### What you are asked to do
Tally the lines that hold the string "this", and reply with the count alone.

### Dataset excerpts

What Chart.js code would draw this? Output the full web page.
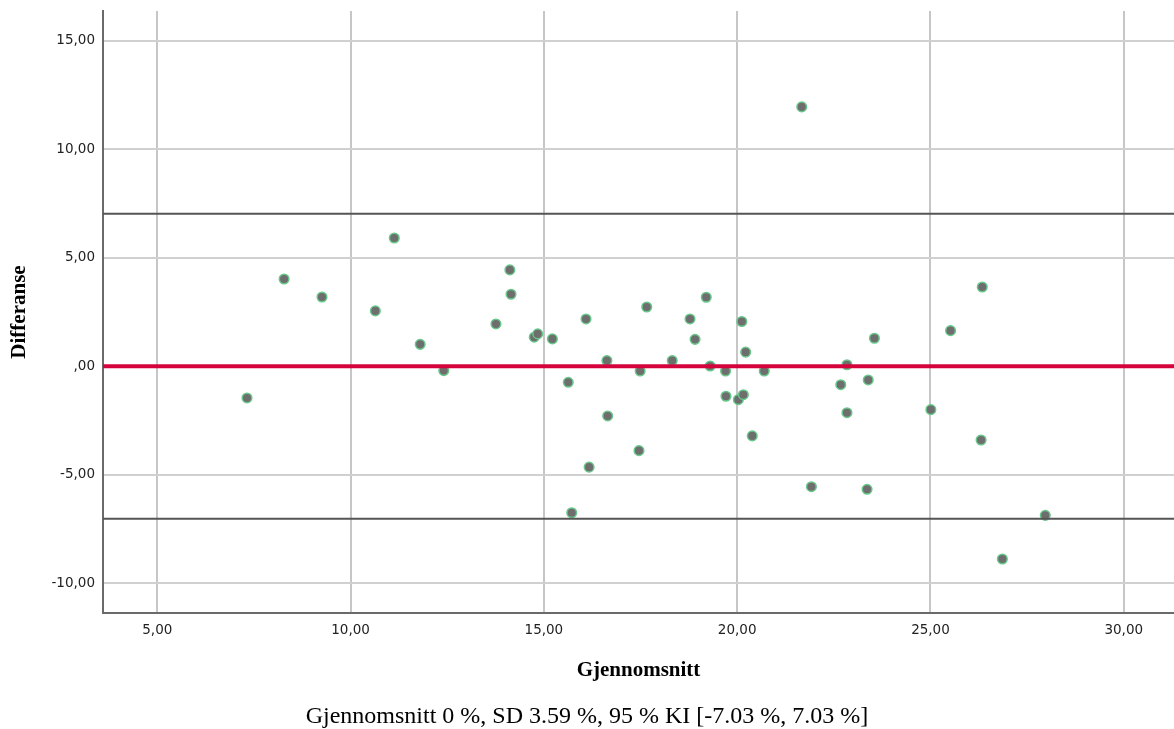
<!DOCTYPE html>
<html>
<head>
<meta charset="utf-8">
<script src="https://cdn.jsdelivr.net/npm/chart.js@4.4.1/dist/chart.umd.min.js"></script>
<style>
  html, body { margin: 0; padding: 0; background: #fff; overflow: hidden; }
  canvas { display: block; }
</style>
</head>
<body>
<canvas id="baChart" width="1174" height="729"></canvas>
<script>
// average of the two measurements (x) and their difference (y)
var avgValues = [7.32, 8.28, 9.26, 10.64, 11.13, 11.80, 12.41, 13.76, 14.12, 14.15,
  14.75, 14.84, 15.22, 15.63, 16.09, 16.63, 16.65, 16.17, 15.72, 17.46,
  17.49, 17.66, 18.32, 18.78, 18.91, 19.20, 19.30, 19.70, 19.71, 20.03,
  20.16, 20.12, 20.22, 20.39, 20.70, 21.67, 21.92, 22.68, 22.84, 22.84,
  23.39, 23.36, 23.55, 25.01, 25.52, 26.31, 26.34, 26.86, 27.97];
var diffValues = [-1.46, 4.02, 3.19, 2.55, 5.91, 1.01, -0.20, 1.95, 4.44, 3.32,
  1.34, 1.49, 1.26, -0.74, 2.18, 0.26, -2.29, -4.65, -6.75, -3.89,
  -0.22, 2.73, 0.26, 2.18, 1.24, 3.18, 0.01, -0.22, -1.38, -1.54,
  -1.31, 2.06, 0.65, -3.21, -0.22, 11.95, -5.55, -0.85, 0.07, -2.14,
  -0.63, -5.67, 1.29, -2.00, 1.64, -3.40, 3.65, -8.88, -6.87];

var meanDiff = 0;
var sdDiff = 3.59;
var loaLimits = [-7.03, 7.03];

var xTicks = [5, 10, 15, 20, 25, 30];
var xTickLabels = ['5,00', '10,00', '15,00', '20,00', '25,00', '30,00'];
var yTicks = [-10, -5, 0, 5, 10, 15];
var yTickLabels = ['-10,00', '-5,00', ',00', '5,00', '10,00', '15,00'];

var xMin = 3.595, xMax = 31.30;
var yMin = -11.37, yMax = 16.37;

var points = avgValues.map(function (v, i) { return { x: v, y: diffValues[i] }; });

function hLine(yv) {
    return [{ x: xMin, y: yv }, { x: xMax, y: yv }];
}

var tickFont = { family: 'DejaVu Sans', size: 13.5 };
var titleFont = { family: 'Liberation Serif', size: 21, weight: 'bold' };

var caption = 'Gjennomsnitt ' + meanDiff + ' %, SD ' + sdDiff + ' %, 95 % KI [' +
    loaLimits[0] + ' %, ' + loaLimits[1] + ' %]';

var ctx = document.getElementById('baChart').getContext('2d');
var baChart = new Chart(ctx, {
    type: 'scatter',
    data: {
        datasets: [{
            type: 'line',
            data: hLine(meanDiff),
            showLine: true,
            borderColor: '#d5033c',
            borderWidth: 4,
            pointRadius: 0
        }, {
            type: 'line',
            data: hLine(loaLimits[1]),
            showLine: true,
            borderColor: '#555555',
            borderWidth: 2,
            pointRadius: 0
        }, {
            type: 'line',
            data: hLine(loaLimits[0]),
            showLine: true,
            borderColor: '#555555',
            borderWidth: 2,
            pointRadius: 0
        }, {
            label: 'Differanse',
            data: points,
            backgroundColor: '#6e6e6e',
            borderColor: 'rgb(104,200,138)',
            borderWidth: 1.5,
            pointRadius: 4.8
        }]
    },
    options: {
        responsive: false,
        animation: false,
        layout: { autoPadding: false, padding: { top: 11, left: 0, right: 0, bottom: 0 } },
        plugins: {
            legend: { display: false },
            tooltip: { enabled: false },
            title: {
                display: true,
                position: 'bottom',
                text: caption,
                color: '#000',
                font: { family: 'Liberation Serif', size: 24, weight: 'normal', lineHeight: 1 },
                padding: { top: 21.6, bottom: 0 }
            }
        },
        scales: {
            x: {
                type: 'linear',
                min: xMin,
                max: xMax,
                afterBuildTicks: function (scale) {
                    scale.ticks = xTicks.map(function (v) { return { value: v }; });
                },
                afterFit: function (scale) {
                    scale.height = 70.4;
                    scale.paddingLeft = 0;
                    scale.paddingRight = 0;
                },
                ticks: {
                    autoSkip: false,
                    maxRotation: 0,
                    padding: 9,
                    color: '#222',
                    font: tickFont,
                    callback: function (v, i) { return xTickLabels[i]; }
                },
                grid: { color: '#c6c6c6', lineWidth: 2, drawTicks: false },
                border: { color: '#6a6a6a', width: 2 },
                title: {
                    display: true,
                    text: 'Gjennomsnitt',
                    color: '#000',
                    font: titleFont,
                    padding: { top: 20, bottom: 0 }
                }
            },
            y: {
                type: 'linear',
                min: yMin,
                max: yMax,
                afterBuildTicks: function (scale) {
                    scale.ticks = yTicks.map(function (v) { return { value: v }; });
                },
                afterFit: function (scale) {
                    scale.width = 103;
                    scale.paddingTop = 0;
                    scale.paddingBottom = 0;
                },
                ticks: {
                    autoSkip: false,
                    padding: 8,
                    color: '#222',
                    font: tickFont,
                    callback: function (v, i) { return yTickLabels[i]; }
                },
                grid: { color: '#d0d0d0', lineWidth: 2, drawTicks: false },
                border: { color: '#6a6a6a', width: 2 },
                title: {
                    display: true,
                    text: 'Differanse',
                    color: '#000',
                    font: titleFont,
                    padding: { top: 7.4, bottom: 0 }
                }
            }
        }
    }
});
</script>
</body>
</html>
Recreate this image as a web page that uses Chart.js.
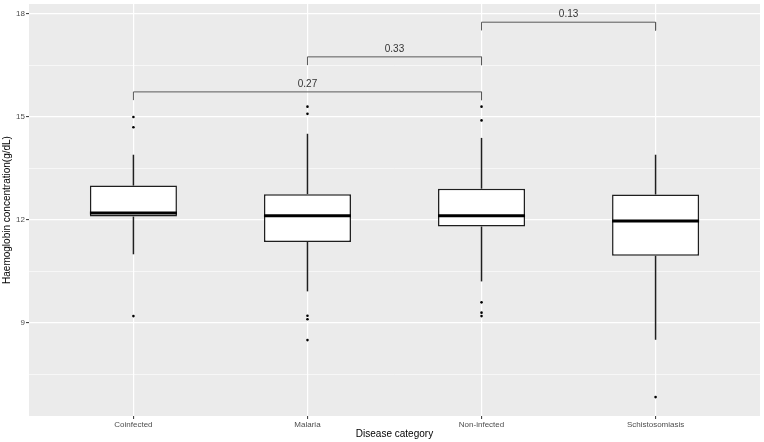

### The result
2